>> START DATASET CONTENT

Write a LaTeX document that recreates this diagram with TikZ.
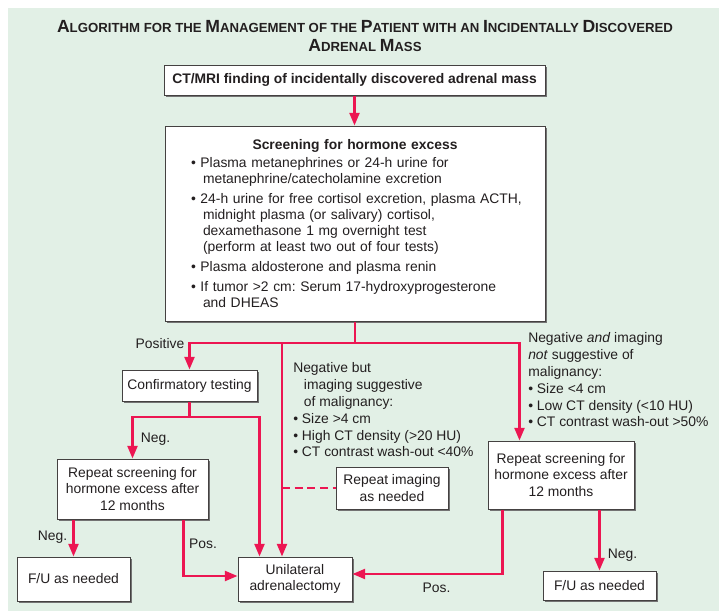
\documentclass[tikz,border=0pt]{standalone}
\usepackage{fontspec}
\setmainfont{Liberation Sans}
\setsansfont{Liberation Sans}
\usepackage{tikz}
\usetikzlibrary{positioning, calc, arrows.meta, shadows}

\definecolor{bgmint}{RGB}{226,240,230}
\definecolor{flowred}{RGB}{236,22,82}
\definecolor{inkgray}{RGB}{35,31,32}

% large initial for the small-caps title
\newcommand{\tcap}[1]{{\fontsize{13.2}{14}\selectfont #1}}

\begin{document}
\begin{tikzpicture}[
    x=0.75pt, y=-0.75pt,
    box/.style={draw=inkgray!85, fill=white, line width=0.75pt, align=center,
                inner sep=2pt, font=\fontsize{10.4}{12.4}\selectfont\frenchspacing,
                text=inkgray,
                drop shadow={shadow xshift=1.5pt, shadow yshift=-1.5pt,
                             fill=black!55, opacity=1}},
    arw/.style={-{Triangle[length=9.5pt, width=7.5pt]}, line width=1.7pt, flowred},
    lnk/.style={line width=1.7pt, flowred},
    lbl/.style={font=\fontsize{10.4}{12.4}\selectfont, text=inkgray,
                inner sep=0pt, anchor=base},
    note/.style={text=inkgray, inner sep=0pt, align=left, anchor=north west,
                 font=\fontsize{10.4}{12.6}\selectfont\frenchspacing},
]
\useasboundingbox (0,0) rectangle (719,612);
\fill[bgmint] (8,8) rectangle (719,611);

% --- Title ---
\node[font=\fontsize{9.9}{14.25}\selectfont\bfseries, text=inkgray,
      align=center, anchor=north, inner sep=0pt] (title) at (365,20.5)
    {\tcap{A}LGORITHM FOR THE \tcap{M}ANAGEMENT OF THE \tcap{P}ATIENT WITH AN
     \tcap{I}NCIDENTALLY \tcap{D}ISCOVERED\\
     \tcap{A}DRENAL \tcap{M}ASS};

% --- Nodes ---
\node[box, minimum width=285.75pt, minimum height=22.5pt] (ct) at (354.5,80)
    {\bfseries CT/MRI finding of incidentally discovered adrenal mass};
\node[box, minimum width=285pt, minimum height=146.25pt, text width=246pt,
      inner xsep=19.5pt, align=left,
      font=\fontsize{10.4}{12}\selectfont\frenchspacing]
    (screen) at (355,223.5)
    {\makebox[\linewidth]{\bfseries Screening for hormone excess}\\[1.5pt]
     \textbullet\ Plasma metanephrines or 24-h urine for\\
     \hspace*{9pt}metanephrine/catecholamine excretion\\[3pt]
     \mbox{\textbullet\ 24-h urine for free cortisol excretion, plasma ACTH,}\\
     \hspace*{9pt}midnight plasma (or salivary) cortisol,\\
     \hspace*{9pt}dexamethasone 1 mg overnight test\\
     \hspace*{9pt}(perform at least two out of four tests)\\[3pt]
     \textbullet\ Plasma aldosterone and plasma renin\\[3pt]
     \textbullet\ If tumor >2 cm: Serum 17-hydroxyprogesterone\\
     \hspace*{9pt}and DHEAS};
\node[box, minimum width=101.25pt, minimum height=23.25pt] (confirm)
    at (189.5,385.5) {Confirmatory testing};
\node[box, minimum width=113.25pt, minimum height=45pt] (rep1) at (132.5,489)
    {Repeat screening for\\hormone excess after\\12 months};
\node[box, minimum width=84.75pt, minimum height=33pt] (fu1) at (73.5,579)
    {F/U as needed};
\node[box, minimum width=85.5pt, minimum height=33pt] (adr) at (295,579)
    {Unilateral\\adrenalectomy};
\node[box, minimum width=84pt, minimum height=31.5pt] (img) at (392,488)
    {Repeat imaging\\as needed};
\node[box, minimum width=109.5pt, minimum height=51pt] (rep2) at (561,475)
    {Repeat screening for\\hormone excess after\\12 months};
\node[box, minimum width=84.75pt, minimum height=21.75pt] (fu2) at (599.5,585.5)
    {F/U as needed};

% --- Criteria texts ---
\node[note] (malig) at (293,362.5)
    {Negative but\\
     \hspace*{8pt}imaging suggestive\\
     \hspace*{8pt}of malignancy:\\
     \textbullet\ Size >4 cm\\
     \textbullet\ High CT density (>20 HU)\\
     \textbullet\ CT contrast wash-out <40\%};
\node[note] (benign) at (528,332.5)
    {Negative \textit{and} imaging\\
     \textit{not} suggestive of\\
     malignancy:\\
     \textbullet\ Size <4 cm\\
     \textbullet\ Low CT density (<10 HU)\\
     \textbullet\ CT contrast wash-out >50\%};

% --- Branch points ---
\coordinate (split) at (355,343);
\coordinate (midtap) at (282,343);
\coordinate (csplit) at (189.5,417);

% --- Arrows ---
\draw[arw] (ct.south) -- (ct.south |- screen.north);
\draw[lnk] (screen.south) -- (split);
\draw[arw] (split) -| (confirm.north);
\draw[arw] (split) -| ($(rep2.north west)+(32,0)$);
\draw[arw] (midtap) -- (midtap |- adr.north);
\draw[lnk, dash pattern=on 6pt off 3.5pt] (midtap |- img.west) -- (img.west);
\draw[lnk] (confirm.south) -- (csplit);
\draw[arw] (csplit) -| (rep1.north);
\draw[arw] (csplit) -| ($(adr.north west)+(22,0)$);
\draw[arw] (fu1.north |- rep1.south) -- (fu1.north);
\draw[arw] ($(rep1.south west)+(127,0)$) |- ($(adr.west)+(0,-3)$);
\draw[arw] ($(rep2.south west)+(15,0)$) |- ($(adr.east)+(0,-5)$);
\draw[arw] (fu2.north |- rep2.south) -- (fu2.north);

% --- Branch labels ---
\node[lbl] (lpos) at (160,348) {Positive};
\node[lbl] (lneg) at (155.5,442) {Neg.};
\node[lbl] (lnegfu) at (52.5,540) {Neg.};
\node[lbl] (lposl) at (203,548) {Pos.};
\node[lbl] (lposr) at (436.5,592) {Pos.};
\node[lbl] (lnegr) at (622.5,558) {Neg.};
\end{tikzpicture}
\end{document}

>> END DATASET CONTENT

SET TASK -
Extract the full listing above verbatim; pictures are to be left out of the copy.

RESULT -
Write a LaTeX document that recreates this diagram with TikZ.
\documentclass[tikz,border=0pt]{standalone}
\usepackage{fontspec}
\setmainfont{Liberation Sans}
\setsansfont{Liberation Sans}
\usepackage{tikz}
\usetikzlibrary{positioning, calc, arrows.meta, shadows}

\definecolor{bgmint}{RGB}{226,240,230}
\definecolor{flowred}{RGB}{236,22,82}
\definecolor{inkgray}{RGB}{35,31,32}

% large initial for the small-caps title
\newcommand{\tcap}[1]{{\fontsize{13.2}{14}\selectfont #1}}

\begin{document}
\begin{tikzpicture}[
    x=0.75pt, y=-0.75pt,
    box/.style={draw=inkgray!85, fill=white, line width=0.75pt, align=center,
                inner sep=2pt, font=\fontsize{10.4}{12.4}\selectfont\frenchspacing,
                text=inkgray,
                drop shadow={shadow xshift=1.5pt, shadow yshift=-1.5pt,
                             fill=black!55, opacity=1}},
    arw/.style={-{Triangle[length=9.5pt, width=7.5pt]}, line width=1.7pt, flowred},
    lnk/.style={line width=1.7pt, flowred},
    lbl/.style={font=\fontsize{10.4}{12.4}\selectfont, text=inkgray,
                inner sep=0pt, anchor=base},
    note/.style={text=inkgray, inner sep=0pt, align=left, anchor=north west,
                 font=\fontsize{10.4}{12.6}\selectfont\frenchspacing},
]
\useasboundingbox (0,0) rectangle (719,612);
\fill[bgmint] (8,8) rectangle (719,611);

% --- Title ---
\node[font=\fontsize{9.9}{14.25}\selectfont\bfseries, text=inkgray,
      align=center, anchor=north, inner sep=0pt] (title) at (365,20.5)
    {\tcap{A}LGORITHM FOR THE \tcap{M}ANAGEMENT OF THE \tcap{P}ATIENT WITH AN
     \tcap{I}NCIDENTALLY \tcap{D}ISCOVERED\\
     \tcap{A}DRENAL \tcap{M}ASS};

% --- Nodes ---
\node[box, minimum width=285.75pt, minimum height=22.5pt] (ct) at (354.5,80)
    {\bfseries CT/MRI finding of incidentally discovered adrenal mass};
\node[box, minimum width=285pt, minimum height=146.25pt, text width=246pt,
      inner xsep=19.5pt, align=left,
      font=\fontsize{10.4}{12}\selectfont\frenchspacing]
    (screen) at (355,223.5)
    {\makebox[\linewidth]{\bfseries Screening for hormone excess}\\[1.5pt]
     \textbullet\ Plasma metanephrines or 24-h urine for\\
     \hspace*{9pt}metanephrine/catecholamine excretion\\[3pt]
     \mbox{\textbullet\ 24-h urine for free cortisol excretion, plasma ACTH,}\\
     \hspace*{9pt}midnight plasma (or salivary) cortisol,\\
     \hspace*{9pt}dexamethasone 1 mg overnight test\\
     \hspace*{9pt}(perform at least two out of four tests)\\[3pt]
     \textbullet\ Plasma aldosterone and plasma renin\\[3pt]
     \textbullet\ If tumor >2 cm: Serum 17-hydroxyprogesterone\\
     \hspace*{9pt}and DHEAS};
\node[box, minimum width=101.25pt, minimum height=23.25pt] (confirm)
    at (189.5,385.5) {Confirmatory testing};
\node[box, minimum width=113.25pt, minimum height=45pt] (rep1) at (132.5,489)
    {Repeat screening for\\hormone excess after\\12 months};
\node[box, minimum width=84.75pt, minimum height=33pt] (fu1) at (73.5,579)
    {F/U as needed};
\node[box, minimum width=85.5pt, minimum height=33pt] (adr) at (295,579)
    {Unilateral\\adrenalectomy};
\node[box, minimum width=84pt, minimum height=31.5pt] (img) at (392,488)
    {Repeat imaging\\as needed};
\node[box, minimum width=109.5pt, minimum height=51pt] (rep2) at (561,475)
    {Repeat screening for\\hormone excess after\\12 months};
\node[box, minimum width=84.75pt, minimum height=21.75pt] (fu2) at (599.5,585.5)
    {F/U as needed};

% --- Criteria texts ---
\node[note] (malig) at (293,362.5)
    {Negative but\\
     \hspace*{8pt}imaging suggestive\\
     \hspace*{8pt}of malignancy:\\
     \textbullet\ Size >4 cm\\
     \textbullet\ High CT density (>20 HU)\\
     \textbullet\ CT contrast wash-out <40\%};
\node[note] (benign) at (528,332.5)
    {Negative \textit{and} imaging\\
     \textit{not} suggestive of\\
     malignancy:\\
     \textbullet\ Size <4 cm\\
     \textbullet\ Low CT density (<10 HU)\\
     \textbullet\ CT contrast wash-out >50\%};

% --- Branch points ---
\coordinate (split) at (355,343);
\coordinate (midtap) at (282,343);
\coordinate (csplit) at (189.5,417);

% --- Arrows ---
\draw[arw] (ct.south) -- (ct.south |- screen.north);
\draw[lnk] (screen.south) -- (split);
\draw[arw] (split) -| (confirm.north);
\draw[arw] (split) -| ($(rep2.north west)+(32,0)$);
\draw[arw] (midtap) -- (midtap |- adr.north);
\draw[lnk, dash pattern=on 6pt off 3.5pt] (midtap |- img.west) -- (img.west);
\draw[lnk] (confirm.south) -- (csplit);
\draw[arw] (csplit) -| (rep1.north);
\draw[arw] (csplit) -| ($(adr.north west)+(22,0)$);
\draw[arw] (fu1.north |- rep1.south) -- (fu1.north);
\draw[arw] ($(rep1.south west)+(127,0)$) |- ($(adr.west)+(0,-3)$);
\draw[arw] ($(rep2.south west)+(15,0)$) |- ($(adr.east)+(0,-5)$);
\draw[arw] (fu2.north |- rep2.south) -- (fu2.north);

% --- Branch labels ---
\node[lbl] (lpos) at (160,348) {Positive};
\node[lbl] (lneg) at (155.5,442) {Neg.};
\node[lbl] (lnegfu) at (52.5,540) {Neg.};
\node[lbl] (lposl) at (203,548) {Pos.};
\node[lbl] (lposr) at (436.5,592) {Pos.};
\node[lbl] (lnegr) at (622.5,558) {Neg.};
\end{tikzpicture}
\end{document}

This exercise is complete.